◆ **SHORT PROBLEM**:
Write out the material exactly, leaving every picture behind.

**** INFORMATION SHOWN

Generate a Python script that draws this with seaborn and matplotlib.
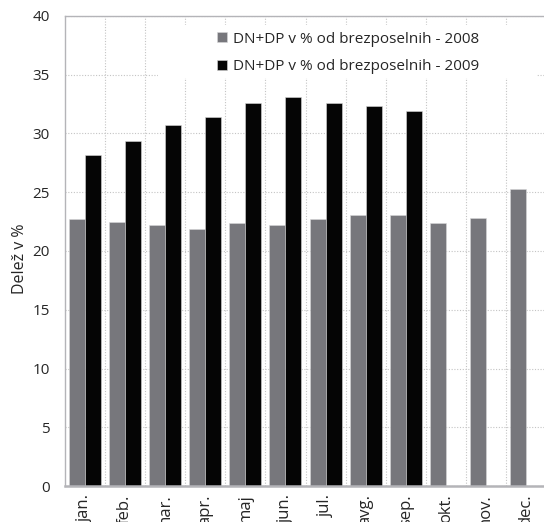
import matplotlib
matplotlib.use("Agg")
import matplotlib.pyplot as plt
import seaborn as sns
import pandas as pd
import numpy as np
from matplotlib.patches import Rectangle

months = ["jan.", "feb.", "mar.", "apr.", "maj", "jun.", "jul.", "avg.", "sep.", "okt.", "nov.", "dec."]
vals_2008 = [22.7, 22.5, 22.2, 21.9, 22.4, 22.2, 22.7, 23.1, 23.1, 22.4, 22.8, 25.3]
vals_2009 = [28.2, 29.4, 30.7, 31.4, 32.6, 33.1, 32.6, 32.3, 31.9, np.nan, np.nan, np.nan]
series = ["DN+DP v % od brezposelnih - 2008", "DN+DP v % od brezposelnih - 2009"]
yticks = [0, 5, 10, 15, 20, 25, 30, 35, 40]

df = pd.DataFrame({
    "month": months * 2,
    "value": vals_2008 + vals_2009,
    "series": [series[0]] * 12 + [series[1]] * 12,
})

sns.set_style("white")
plt.rcParams["font.family"] = ["Open Sans", "DejaVu Sans"]

fig = plt.figure(figsize=(5.44, 5.22), dpi=100)
ax = fig.add_axes([65 / 544, 1 - 486 / 522, 1 - 65 / 544 + 2 / 544, 470 / 522])

palette = {series[0]: "#77777c", series[1]: "#050505"}
sns.barplot(data=df, x="month", y="value", hue="series", palette=palette,
            width=0.8, saturation=1, ax=ax, edgecolor="#d8d8d8", linewidth=0.4,
            order=months, hue_order=series)

ax.set_ylim(0, 40)
ax.set_xlim(-0.5, 11.5)
ax.set_yticks(yticks)
ax.set_yticklabels([str(t) for t in yticks], fontsize=11)
ax.set_xticks(range(12))
ax.set_xticklabels(months, rotation=90, fontsize=12, va="top")
ax.set_xticks(np.arange(0.5, 11.5, 1), minor=True)
ax.tick_params(axis="both", which="both", length=0)
ax.tick_params(axis="y", pad=11)
ax.tick_params(axis="x", pad=6)
ax.set_xlabel("")
ax.set_ylabel("Delež v %", fontsize=11.5)
ax.yaxis.set_label_coords(-0.077, 0.483)

ax.set_axisbelow(True)
ax.yaxis.grid(True, which="major", linestyle=(0, (1, 1.5)), color="#c4c4c4", linewidth=0.8)
ax.xaxis.grid(True, which="minor", linestyle=(0, (1, 1.5)), color="#c4c4c4", linewidth=0.8)
ax.xaxis.grid(False, which="major")

for side in ["left", "top", "bottom"]:
    ax.spines[side].set_color("#b4b4b8")
    ax.spines[side].set_linewidth(1.0)
ax.spines["bottom"].set_linewidth(1.8)
ax.spines["right"].set_visible(False)

# white area behind the legend
ax.add_patch(Rectangle((0.194, 0.868), 0.787, 0.113, transform=ax.transAxes,
                       facecolor="white", edgecolor="none", zorder=0.8))

h, l = ax.get_legend_handles_labels()
ax.legend(h, l, loc="upper left", bbox_to_anchor=(0.317, 0.967), frameon=False,
          fontsize=11, handlelength=0.65, handleheight=0.65, handletextpad=0.35,
          labelspacing=0.82, borderpad=0, borderaxespad=0)

fig.savefig("out.png", dpi=100)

********

◆ **TASK SOLUTION**:
Generate a Python script that draws this with seaborn and matplotlib.
import matplotlib
matplotlib.use("Agg")
import matplotlib.pyplot as plt
import seaborn as sns
import pandas as pd
import numpy as np
from matplotlib.patches import Rectangle

months = ["jan.", "feb.", "mar.", "apr.", "maj", "jun.", "jul.", "avg.", "sep.", "okt.", "nov.", "dec."]
vals_2008 = [22.7, 22.5, 22.2, 21.9, 22.4, 22.2, 22.7, 23.1, 23.1, 22.4, 22.8, 25.3]
vals_2009 = [28.2, 29.4, 30.7, 31.4, 32.6, 33.1, 32.6, 32.3, 31.9, np.nan, np.nan, np.nan]
series = ["DN+DP v % od brezposelnih - 2008", "DN+DP v % od brezposelnih - 2009"]
yticks = [0, 5, 10, 15, 20, 25, 30, 35, 40]

df = pd.DataFrame({
    "month": months * 2,
    "value": vals_2008 + vals_2009,
    "series": [series[0]] * 12 + [series[1]] * 12,
})

sns.set_style("white")
plt.rcParams["font.family"] = ["Open Sans", "DejaVu Sans"]

fig = plt.figure(figsize=(5.44, 5.22), dpi=100)
ax = fig.add_axes([65 / 544, 1 - 486 / 522, 1 - 65 / 544 + 2 / 544, 470 / 522])

palette = {series[0]: "#77777c", series[1]: "#050505"}
sns.barplot(data=df, x="month", y="value", hue="series", palette=palette,
            width=0.8, saturation=1, ax=ax, edgecolor="#d8d8d8", linewidth=0.4,
            order=months, hue_order=series)

ax.set_ylim(0, 40)
ax.set_xlim(-0.5, 11.5)
ax.set_yticks(yticks)
ax.set_yticklabels([str(t) for t in yticks], fontsize=11)
ax.set_xticks(range(12))
ax.set_xticklabels(months, rotation=90, fontsize=12, va="top")
ax.set_xticks(np.arange(0.5, 11.5, 1), minor=True)
ax.tick_params(axis="both", which="both", length=0)
ax.tick_params(axis="y", pad=11)
ax.tick_params(axis="x", pad=6)
ax.set_xlabel("")
ax.set_ylabel("Delež v %", fontsize=11.5)
ax.yaxis.set_label_coords(-0.077, 0.483)

ax.set_axisbelow(True)
ax.yaxis.grid(True, which="major", linestyle=(0, (1, 1.5)), color="#c4c4c4", linewidth=0.8)
ax.xaxis.grid(True, which="minor", linestyle=(0, (1, 1.5)), color="#c4c4c4", linewidth=0.8)
ax.xaxis.grid(False, which="major")

for side in ["left", "top", "bottom"]:
    ax.spines[side].set_color("#b4b4b8")
    ax.spines[side].set_linewidth(1.0)
ax.spines["bottom"].set_linewidth(1.8)
ax.spines["right"].set_visible(False)

# white area behind the legend
ax.add_patch(Rectangle((0.194, 0.868), 0.787, 0.113, transform=ax.transAxes,
                       facecolor="white", edgecolor="none", zorder=0.8))

h, l = ax.get_legend_handles_labels()
ax.legend(h, l, loc="upper left", bbox_to_anchor=(0.317, 0.967), frameon=False,
          fontsize=11, handlelength=0.65, handleheight=0.65, handletextpad=0.35,
          labelspacing=0.82, borderpad=0, borderaxespad=0)

fig.savefig("out.png", dpi=100)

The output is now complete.